See also AffineBasis.toMatrix_inv_vecMul_toMatrix.

theorem AffineBasis.toMatrix_mul_toMatrix {ι : Type u₁} {k : Type u₂} {V : Type u₃} {P : Type u₄} [AddCommGroup V] [AddTorsor V P] [Ring k] [Module k V] (b : AffineBasis ι k P) [Fintype ι] (b₂ : AffineBasis ι k P) [DecidableEq ι] : b.toMatrix ⇑b₂ * b₂.toMatrix ⇑b = 1

theorem AffineBasis.isUnit_toMatrix {ι : Type u₁} {k : Type u₂} {V : Type u₃} {P : Type u₄} [AddCommGroup V] [AddTorsor V P] [Ring k] [Module k V] (b : AffineBasis ι k P) [Fintype ι] (b₂ : AffineBasis ι k P) [DecidableEq ι] : IsUnit (b.toMatrix ⇑b₂)

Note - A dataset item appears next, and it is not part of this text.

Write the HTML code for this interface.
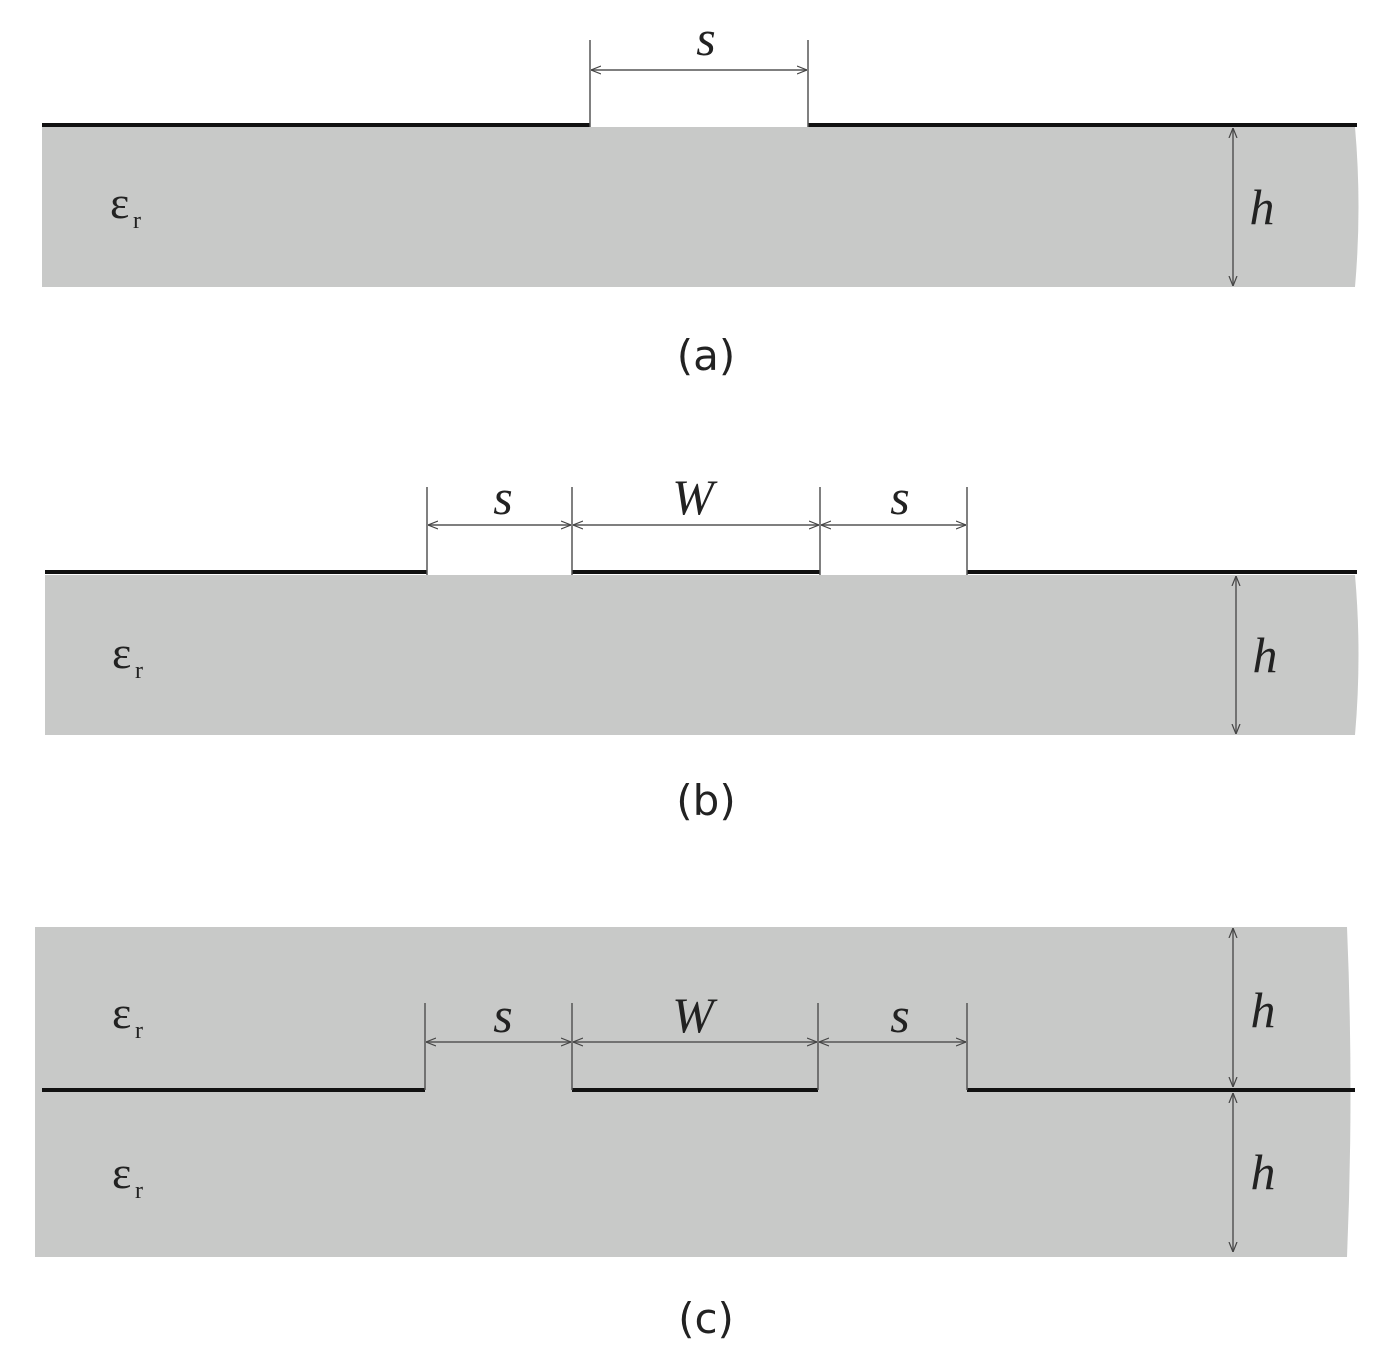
<!DOCTYPE html>
<html><head><meta charset="utf-8"><style>
html,body{margin:0;padding:0;background:#fff;}
svg{display:block;}
.it{font-family:"Liberation Serif",serif;font-style:italic;font-size:50px;fill:#222;}
.cap{font-family:"DejaVu Sans","Liberation Sans",sans-serif;font-size:42px;fill:#222;}
.ep{font-family:"Liberation Serif",serif;font-size:46px;fill:#222;}
.sub{font-family:"Liberation Serif",serif;font-size:24px;fill:#222;}
</style></head><body>
<svg width="1392" height="1369" viewBox="0 0 1392 1369" xmlns="http://www.w3.org/2000/svg">
<defs>
<marker id="a" viewBox="0 0 10 10" refX="10" refY="5" markerWidth="10" markerHeight="10" orient="auto-start-reverse" markerUnits="userSpaceOnUse"><path d="M0,1 L10,5 L0,9" fill="none" stroke="#444" stroke-width="1.2"/></marker>
</defs>
<!-- Panel a -->
<path d="M42,127 H1355 Q1362,207 1355,287 H42 Z" fill="#c8c9c8"/>
<g stroke="#111" stroke-width="4"><line x1="42" y1="125" x2="590" y2="125"/><line x1="808" y1="125" x2="1357" y2="125"/></g>
<g stroke="#555" stroke-width="1.5"><line x1="590" y1="40" x2="590" y2="127"/><line x1="808" y1="40" x2="808" y2="127"/>
<line x1="591" y1="70" x2="807" y2="70" marker-start="url(#a)" marker-end="url(#a)"/>
<line x1="1233" y1="128" x2="1233" y2="286" marker-start="url(#a)" marker-end="url(#a)"/></g>
<text class="it" x="706" y="55" text-anchor="middle">s</text>
<text class="it" x="1262" y="224" text-anchor="middle">h</text>
<text class="ep" x="110" y="218">ε</text><text class="sub" x="133" y="228">r</text>
<text class="cap" x="706" y="370" text-anchor="middle">(a)</text>
<!-- Panel b -->
<path d="M45,575 H1355 Q1362,655 1355,735 H45 Z" fill="#c8c9c8"/>
<g stroke="#111" stroke-width="4"><line x1="45" y1="572" x2="427" y2="572"/><line x1="572" y1="572" x2="820" y2="572"/><line x1="967" y1="572" x2="1357" y2="572"/></g>
<g stroke="#555" stroke-width="1.5">
<line x1="427" y1="487" x2="427" y2="575"/><line x1="572" y1="487" x2="572" y2="575"/><line x1="820" y1="487" x2="820" y2="575"/><line x1="967" y1="487" x2="967" y2="575"/>
<line x1="428" y1="525" x2="571" y2="525" marker-start="url(#a)" marker-end="url(#a)"/>
<line x1="573" y1="525" x2="819" y2="525" marker-start="url(#a)" marker-end="url(#a)"/>
<line x1="821" y1="525" x2="966" y2="525" marker-start="url(#a)" marker-end="url(#a)"/>
<line x1="1236" y1="576" x2="1236" y2="734" marker-start="url(#a)" marker-end="url(#a)"/></g>
<text class="it" x="503" y="514" text-anchor="middle">s</text>
<text class="it" x="693" y="514" text-anchor="middle">W</text>
<text class="it" x="900" y="514" text-anchor="middle">s</text>
<text class="it" x="1265" y="672" text-anchor="middle">h</text>
<text class="ep" x="112" y="668">ε</text><text class="sub" x="135" y="678">r</text>
<text class="cap" x="706" y="815" text-anchor="middle">(b)</text>
<!-- Panel c -->
<path d="M35,927 H1347 Q1354,1092 1347,1257 H35 Z" fill="#c8c9c8"/>
<g stroke="#111" stroke-width="4"><line x1="42" y1="1090" x2="425" y2="1090"/><line x1="572" y1="1090" x2="818" y2="1090"/><line x1="967" y1="1090" x2="1355" y2="1090"/></g>
<g stroke="#555" stroke-width="1.5">
<line x1="425" y1="1003" x2="425" y2="1090"/><line x1="572" y1="1003" x2="572" y2="1090"/><line x1="818" y1="1003" x2="818" y2="1090"/><line x1="967" y1="1003" x2="967" y2="1090"/>
<line x1="426" y1="1042" x2="571" y2="1042" marker-start="url(#a)" marker-end="url(#a)"/>
<line x1="573" y1="1042" x2="817" y2="1042" marker-start="url(#a)" marker-end="url(#a)"/>
<line x1="819" y1="1042" x2="966" y2="1042" marker-start="url(#a)" marker-end="url(#a)"/>
<line x1="1233" y1="928" x2="1233" y2="1087" marker-start="url(#a)" marker-end="url(#a)"/>
<line x1="1233" y1="1093" x2="1233" y2="1252" marker-start="url(#a)" marker-end="url(#a)"/></g>
<text class="it" x="503" y="1032" text-anchor="middle">s</text>
<text class="it" x="693" y="1032" text-anchor="middle">W</text>
<text class="it" x="900" y="1032" text-anchor="middle">s</text>
<text class="it" x="1263" y="1027" text-anchor="middle">h</text>
<text class="it" x="1263" y="1189" text-anchor="middle">h</text>
<text class="ep" x="112" y="1028">ε</text><text class="sub" x="135" y="1038">r</text>
<text class="ep" x="112" y="1188">ε</text><text class="sub" x="135" y="1198">r</text>
<text class="cap" x="706" y="1333" text-anchor="middle">(c)</text>
</svg>
</body></html>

theorem AffineBasis.isUnit_toMatrix_iff {ι : Type u₁} {k : Type u₂} {V : Type u₃} {P : Type u₄} [AddCommGroup V] [AddTorsor V P] [Ring k] [Module k V] (b : AffineBasis ι k P) [Fintype ι] [DecidableEq ι] [Nontrivial k] (p : ι → P) : IsUnit (b.toMatrix p) ↔ AffineIndependent k p ∧ affineSpan k (Set.range p) = ⊤

@[simp]

theorem AffineBasis.toMatrix_inv_vecMul_toMatrix {ι : Type u₁} {k : Type u₂} {V : Type u₃} {P : Type u₄} [AddCommGroup V] [AddTorsor V P] [CommRing k] [Module k V] [DecidableEq ι] [Fintype ι] (b : AffineBasis ι k P) (b₂ : AffineBasis ι k P) (x : P) : Matrix.vecMul (b.coords x) (b.toMatrix ⇑b₂)⁻¹ = b₂.coords x

A change of basis formula for barycentric coordinates.

See also AffineBasis.toMatrix_vecMul_coords.

theorem AffineBasis.det_smul_coords_eq_cramer_coords {ι : Type u₁} {k : Type u₂} {V : Type u₃} {P : Type u₄} [AddCommGroup V] [AddTorsor V P] [CommRing k] [Module k V] [DecidableEq ι] [Fintype ι] (b : AffineBasis ι k P) (b₂ : AffineBasis ι k P) (x : P) : (b.toMatrix ⇑b₂).det • b₂.coords x = (b.toMatrix ⇑b₂).transpose.cramer (b.coords x)

If we fix a background affine basis b, then for any other basis b₂, we can characterise the barycentric coordinates provided by b₂ in terms of determinants relative to b.